-- Start of SUPPLIED DATA --
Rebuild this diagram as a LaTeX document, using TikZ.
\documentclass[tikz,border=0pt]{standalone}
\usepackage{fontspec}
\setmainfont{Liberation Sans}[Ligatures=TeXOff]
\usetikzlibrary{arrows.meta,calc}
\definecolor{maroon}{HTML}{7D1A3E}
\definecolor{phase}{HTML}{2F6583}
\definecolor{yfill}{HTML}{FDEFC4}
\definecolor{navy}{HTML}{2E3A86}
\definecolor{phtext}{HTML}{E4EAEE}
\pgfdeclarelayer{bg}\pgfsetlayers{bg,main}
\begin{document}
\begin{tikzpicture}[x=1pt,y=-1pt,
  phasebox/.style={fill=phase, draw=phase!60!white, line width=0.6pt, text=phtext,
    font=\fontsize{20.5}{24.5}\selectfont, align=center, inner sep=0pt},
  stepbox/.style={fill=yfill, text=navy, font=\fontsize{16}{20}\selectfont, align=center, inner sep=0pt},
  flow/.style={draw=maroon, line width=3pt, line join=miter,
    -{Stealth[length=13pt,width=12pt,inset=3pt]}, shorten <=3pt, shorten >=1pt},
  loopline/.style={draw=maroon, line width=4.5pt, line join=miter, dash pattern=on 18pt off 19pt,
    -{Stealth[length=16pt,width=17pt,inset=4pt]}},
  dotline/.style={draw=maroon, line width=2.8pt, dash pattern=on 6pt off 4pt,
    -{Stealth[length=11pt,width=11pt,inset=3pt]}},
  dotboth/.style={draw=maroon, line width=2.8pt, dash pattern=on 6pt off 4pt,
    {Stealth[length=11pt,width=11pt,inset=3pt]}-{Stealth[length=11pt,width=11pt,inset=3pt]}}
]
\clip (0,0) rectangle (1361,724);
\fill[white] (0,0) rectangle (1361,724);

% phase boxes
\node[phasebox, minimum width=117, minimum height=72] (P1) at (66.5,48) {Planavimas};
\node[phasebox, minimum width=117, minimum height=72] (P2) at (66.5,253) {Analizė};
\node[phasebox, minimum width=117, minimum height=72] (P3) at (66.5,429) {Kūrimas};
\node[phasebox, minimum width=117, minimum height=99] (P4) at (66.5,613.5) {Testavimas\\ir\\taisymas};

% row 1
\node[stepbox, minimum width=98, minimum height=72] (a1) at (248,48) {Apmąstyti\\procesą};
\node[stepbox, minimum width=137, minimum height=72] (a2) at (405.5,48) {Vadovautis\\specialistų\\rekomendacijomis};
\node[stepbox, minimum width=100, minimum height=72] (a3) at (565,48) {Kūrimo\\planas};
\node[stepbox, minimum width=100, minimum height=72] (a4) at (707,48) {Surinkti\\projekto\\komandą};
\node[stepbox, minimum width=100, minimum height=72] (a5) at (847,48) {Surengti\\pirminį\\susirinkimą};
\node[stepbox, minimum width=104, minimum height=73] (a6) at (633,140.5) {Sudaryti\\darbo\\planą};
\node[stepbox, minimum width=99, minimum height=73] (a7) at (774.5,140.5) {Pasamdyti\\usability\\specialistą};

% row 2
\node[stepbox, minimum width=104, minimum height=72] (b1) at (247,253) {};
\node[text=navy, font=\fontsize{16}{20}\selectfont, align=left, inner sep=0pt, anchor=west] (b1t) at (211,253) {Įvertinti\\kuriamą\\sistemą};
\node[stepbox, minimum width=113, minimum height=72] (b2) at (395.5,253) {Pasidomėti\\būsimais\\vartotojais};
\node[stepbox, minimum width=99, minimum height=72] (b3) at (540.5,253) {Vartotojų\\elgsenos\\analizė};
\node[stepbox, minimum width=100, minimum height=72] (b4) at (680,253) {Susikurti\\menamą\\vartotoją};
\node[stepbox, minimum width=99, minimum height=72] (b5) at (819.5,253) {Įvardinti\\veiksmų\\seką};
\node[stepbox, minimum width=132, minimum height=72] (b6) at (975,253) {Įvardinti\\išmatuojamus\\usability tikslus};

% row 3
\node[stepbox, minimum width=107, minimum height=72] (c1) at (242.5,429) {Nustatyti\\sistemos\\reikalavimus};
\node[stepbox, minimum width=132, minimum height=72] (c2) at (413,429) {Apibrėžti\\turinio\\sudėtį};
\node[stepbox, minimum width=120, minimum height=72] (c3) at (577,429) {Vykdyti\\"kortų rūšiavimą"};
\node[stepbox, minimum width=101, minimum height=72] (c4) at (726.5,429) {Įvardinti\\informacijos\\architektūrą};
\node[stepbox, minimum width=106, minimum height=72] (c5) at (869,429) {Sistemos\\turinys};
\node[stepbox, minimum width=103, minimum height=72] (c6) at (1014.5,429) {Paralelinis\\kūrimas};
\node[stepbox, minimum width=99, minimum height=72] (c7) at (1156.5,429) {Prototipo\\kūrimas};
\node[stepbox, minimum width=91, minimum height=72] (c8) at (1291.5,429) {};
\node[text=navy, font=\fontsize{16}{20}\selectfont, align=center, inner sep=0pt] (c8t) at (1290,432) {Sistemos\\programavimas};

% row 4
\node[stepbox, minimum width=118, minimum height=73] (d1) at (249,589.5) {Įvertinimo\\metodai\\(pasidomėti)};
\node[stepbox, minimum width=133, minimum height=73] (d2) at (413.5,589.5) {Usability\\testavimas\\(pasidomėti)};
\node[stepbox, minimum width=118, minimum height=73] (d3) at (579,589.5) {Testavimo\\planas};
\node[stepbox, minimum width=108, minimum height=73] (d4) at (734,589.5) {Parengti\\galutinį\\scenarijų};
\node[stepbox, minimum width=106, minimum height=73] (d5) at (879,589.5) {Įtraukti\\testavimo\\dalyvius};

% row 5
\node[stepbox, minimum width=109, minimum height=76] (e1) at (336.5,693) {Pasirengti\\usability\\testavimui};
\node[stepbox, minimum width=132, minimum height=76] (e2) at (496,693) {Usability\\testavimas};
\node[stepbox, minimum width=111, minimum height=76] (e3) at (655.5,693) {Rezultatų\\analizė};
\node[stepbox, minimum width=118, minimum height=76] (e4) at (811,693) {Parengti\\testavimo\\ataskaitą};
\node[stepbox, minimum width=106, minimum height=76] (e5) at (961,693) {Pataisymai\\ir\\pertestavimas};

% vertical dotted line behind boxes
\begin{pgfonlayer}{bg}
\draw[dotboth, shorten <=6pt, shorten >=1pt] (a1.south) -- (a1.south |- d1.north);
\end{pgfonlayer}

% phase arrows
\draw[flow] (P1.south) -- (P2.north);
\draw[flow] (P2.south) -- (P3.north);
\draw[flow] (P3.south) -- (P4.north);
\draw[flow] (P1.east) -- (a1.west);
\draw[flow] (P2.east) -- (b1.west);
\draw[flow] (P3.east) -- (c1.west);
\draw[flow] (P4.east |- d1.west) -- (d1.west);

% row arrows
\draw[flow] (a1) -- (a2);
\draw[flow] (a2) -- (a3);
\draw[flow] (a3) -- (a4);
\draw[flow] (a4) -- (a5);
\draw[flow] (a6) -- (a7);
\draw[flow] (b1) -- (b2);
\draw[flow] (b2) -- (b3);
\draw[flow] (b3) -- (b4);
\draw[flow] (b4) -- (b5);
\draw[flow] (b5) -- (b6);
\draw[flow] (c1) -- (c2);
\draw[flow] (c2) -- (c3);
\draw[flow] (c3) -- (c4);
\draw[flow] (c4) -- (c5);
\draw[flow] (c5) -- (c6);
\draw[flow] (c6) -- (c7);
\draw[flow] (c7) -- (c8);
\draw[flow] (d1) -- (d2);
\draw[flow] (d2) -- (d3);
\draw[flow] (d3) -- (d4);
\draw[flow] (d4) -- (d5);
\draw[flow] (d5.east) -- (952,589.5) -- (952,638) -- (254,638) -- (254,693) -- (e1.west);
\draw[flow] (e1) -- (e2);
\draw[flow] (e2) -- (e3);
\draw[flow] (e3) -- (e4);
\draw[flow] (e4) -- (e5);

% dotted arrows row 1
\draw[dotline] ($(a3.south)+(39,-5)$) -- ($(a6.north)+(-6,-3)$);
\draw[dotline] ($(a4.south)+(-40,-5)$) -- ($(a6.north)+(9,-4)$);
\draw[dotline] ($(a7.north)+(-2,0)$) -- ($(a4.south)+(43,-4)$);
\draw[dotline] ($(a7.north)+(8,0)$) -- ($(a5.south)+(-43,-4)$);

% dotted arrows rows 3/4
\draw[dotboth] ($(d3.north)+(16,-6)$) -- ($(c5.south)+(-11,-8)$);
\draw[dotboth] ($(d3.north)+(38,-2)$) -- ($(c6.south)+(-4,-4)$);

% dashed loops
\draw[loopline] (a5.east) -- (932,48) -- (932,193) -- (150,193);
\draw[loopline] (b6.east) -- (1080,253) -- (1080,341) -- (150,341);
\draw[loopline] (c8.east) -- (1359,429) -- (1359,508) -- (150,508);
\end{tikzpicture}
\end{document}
-- End of SUPPLIED DATA --
-- Start of SUPPLIED DATA --
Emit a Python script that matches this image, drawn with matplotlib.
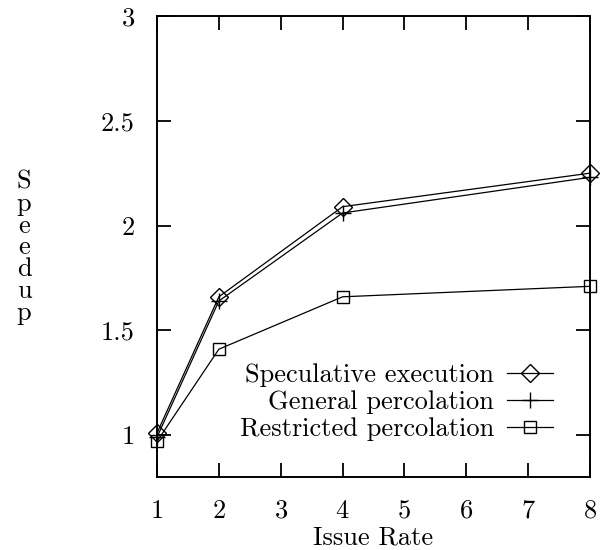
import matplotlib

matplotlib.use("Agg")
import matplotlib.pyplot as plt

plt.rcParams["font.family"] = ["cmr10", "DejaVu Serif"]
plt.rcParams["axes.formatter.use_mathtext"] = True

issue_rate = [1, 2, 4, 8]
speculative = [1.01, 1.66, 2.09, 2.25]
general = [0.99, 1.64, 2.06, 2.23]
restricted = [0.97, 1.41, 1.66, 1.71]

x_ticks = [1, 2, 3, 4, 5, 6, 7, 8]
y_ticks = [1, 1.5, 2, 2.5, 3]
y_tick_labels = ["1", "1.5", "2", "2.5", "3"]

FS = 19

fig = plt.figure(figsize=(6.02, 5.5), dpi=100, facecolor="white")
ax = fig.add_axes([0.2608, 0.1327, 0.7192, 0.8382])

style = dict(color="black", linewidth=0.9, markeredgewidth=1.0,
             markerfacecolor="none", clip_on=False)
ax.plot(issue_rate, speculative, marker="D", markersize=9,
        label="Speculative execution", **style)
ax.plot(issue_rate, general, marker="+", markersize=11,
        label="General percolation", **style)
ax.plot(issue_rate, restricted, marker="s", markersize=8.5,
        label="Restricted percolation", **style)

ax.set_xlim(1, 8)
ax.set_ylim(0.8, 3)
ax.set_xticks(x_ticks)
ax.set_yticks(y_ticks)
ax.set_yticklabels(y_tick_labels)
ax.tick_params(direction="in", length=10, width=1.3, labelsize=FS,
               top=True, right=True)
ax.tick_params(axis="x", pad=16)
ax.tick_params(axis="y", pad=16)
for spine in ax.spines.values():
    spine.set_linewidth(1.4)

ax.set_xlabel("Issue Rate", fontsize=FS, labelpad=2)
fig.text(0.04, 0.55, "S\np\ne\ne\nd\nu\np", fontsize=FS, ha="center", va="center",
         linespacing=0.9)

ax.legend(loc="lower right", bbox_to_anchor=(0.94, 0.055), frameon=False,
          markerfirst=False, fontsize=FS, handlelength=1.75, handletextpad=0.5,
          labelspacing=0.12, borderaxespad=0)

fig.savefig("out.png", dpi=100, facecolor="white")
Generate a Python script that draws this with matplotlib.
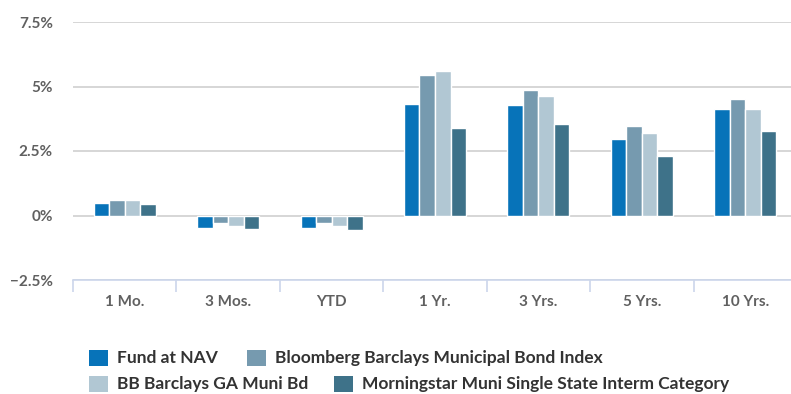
-- End of SUPPLIED DATA --
-- Start of SUPPLIED DATA --
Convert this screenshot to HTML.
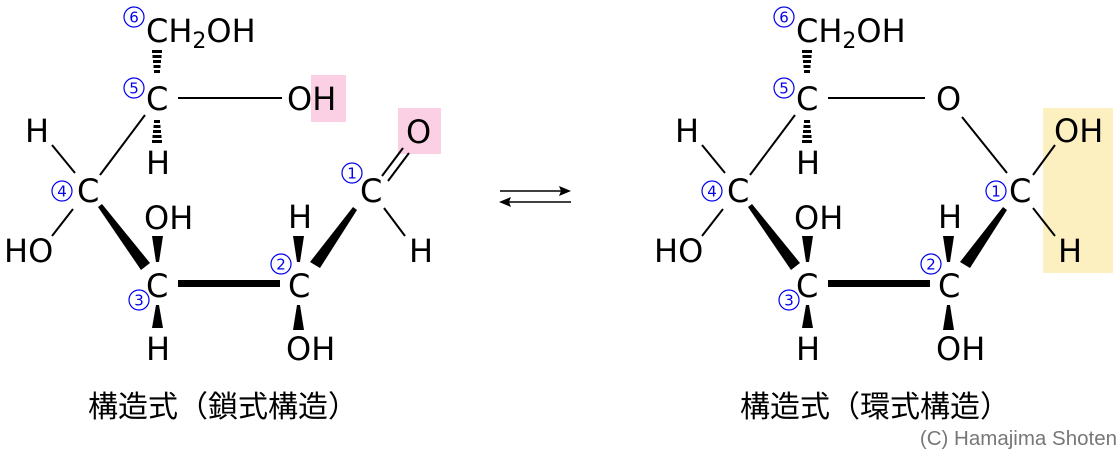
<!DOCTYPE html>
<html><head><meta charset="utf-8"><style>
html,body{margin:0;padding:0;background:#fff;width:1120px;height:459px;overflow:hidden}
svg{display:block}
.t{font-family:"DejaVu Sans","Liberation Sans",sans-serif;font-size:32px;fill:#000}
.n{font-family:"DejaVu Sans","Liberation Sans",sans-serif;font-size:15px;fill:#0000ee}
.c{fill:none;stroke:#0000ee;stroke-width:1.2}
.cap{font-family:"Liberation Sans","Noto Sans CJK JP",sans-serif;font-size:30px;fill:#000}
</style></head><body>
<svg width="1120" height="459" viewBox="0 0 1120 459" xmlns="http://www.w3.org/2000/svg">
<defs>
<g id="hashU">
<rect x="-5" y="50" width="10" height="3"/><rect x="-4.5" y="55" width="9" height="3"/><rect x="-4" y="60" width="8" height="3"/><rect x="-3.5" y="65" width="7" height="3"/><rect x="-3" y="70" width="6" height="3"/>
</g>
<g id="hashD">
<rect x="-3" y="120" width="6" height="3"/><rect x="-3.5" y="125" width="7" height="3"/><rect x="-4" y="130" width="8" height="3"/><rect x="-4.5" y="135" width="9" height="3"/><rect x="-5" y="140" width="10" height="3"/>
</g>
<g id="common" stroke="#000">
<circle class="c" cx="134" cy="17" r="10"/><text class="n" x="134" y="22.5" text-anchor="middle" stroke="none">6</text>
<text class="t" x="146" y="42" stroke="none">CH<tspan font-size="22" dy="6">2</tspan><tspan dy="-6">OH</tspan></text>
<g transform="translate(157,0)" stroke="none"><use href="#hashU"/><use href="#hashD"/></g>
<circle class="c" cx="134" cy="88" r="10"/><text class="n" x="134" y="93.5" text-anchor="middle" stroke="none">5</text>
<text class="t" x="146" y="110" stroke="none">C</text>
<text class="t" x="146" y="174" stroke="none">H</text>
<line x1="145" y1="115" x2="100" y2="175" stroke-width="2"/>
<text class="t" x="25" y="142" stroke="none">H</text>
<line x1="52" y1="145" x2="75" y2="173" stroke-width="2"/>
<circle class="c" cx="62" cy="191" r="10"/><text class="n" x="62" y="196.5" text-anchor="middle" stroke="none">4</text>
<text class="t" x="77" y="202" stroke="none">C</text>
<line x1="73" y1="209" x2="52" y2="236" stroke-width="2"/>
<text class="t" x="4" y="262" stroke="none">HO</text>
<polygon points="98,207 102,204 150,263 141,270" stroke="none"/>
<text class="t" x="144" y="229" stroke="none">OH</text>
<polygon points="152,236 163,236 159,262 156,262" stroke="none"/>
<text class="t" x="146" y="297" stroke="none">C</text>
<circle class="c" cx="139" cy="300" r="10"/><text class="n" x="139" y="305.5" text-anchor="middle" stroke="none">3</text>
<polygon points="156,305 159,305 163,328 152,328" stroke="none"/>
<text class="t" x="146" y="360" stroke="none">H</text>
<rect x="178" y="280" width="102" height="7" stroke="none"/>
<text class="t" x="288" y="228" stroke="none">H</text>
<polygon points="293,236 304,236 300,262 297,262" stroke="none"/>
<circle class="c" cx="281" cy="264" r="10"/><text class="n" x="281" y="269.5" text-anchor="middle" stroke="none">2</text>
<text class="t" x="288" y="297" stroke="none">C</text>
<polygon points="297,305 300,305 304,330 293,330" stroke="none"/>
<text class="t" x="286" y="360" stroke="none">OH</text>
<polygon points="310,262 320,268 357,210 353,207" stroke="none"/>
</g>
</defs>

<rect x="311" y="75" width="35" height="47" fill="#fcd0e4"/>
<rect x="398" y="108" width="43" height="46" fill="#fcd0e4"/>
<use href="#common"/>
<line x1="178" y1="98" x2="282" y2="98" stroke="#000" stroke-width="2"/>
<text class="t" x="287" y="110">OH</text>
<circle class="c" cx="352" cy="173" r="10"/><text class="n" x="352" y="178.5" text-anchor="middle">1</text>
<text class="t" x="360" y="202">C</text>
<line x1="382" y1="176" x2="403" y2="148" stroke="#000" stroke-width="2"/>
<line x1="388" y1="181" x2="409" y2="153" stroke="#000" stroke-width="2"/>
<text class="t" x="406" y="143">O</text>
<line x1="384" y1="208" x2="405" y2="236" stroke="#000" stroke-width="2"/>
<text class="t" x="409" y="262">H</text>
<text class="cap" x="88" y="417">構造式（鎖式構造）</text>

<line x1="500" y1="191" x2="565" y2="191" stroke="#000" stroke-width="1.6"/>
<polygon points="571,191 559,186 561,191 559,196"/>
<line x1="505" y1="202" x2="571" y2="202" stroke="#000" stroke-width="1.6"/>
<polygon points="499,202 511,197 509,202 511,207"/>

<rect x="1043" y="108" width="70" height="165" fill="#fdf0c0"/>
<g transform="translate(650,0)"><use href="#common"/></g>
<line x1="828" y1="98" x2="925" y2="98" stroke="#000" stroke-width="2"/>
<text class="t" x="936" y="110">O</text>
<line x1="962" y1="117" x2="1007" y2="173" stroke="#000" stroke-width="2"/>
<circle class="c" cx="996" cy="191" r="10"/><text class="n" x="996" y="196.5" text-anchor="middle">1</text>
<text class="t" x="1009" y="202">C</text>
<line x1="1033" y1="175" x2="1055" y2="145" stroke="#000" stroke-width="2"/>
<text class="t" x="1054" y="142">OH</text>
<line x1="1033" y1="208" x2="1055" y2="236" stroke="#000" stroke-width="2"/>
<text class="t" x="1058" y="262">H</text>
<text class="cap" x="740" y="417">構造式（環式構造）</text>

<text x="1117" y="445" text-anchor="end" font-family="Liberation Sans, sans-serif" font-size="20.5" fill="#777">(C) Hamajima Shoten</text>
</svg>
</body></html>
-- End of SUPPLIED DATA --
**TASK STATEMENT:** Lines from the one with "Emit a Python" through the one with "restricted = [0.97, 1.41, 1.66, 1.71]" are the only ones to quote. Quote them exactly and leave out pictures.

**FINISHED ANSWER:**
Emit a Python script that matches this image, drawn with matplotlib.
import matplotlib

matplotlib.use("Agg")
import matplotlib.pyplot as plt

plt.rcParams["font.family"] = ["cmr10", "DejaVu Serif"]
plt.rcParams["axes.formatter.use_mathtext"] = True

issue_rate = [1, 2, 4, 8]
speculative = [1.01, 1.66, 2.09, 2.25]
general = [0.99, 1.64, 2.06, 2.23]
restricted = [0.97, 1.41, 1.66, 1.71]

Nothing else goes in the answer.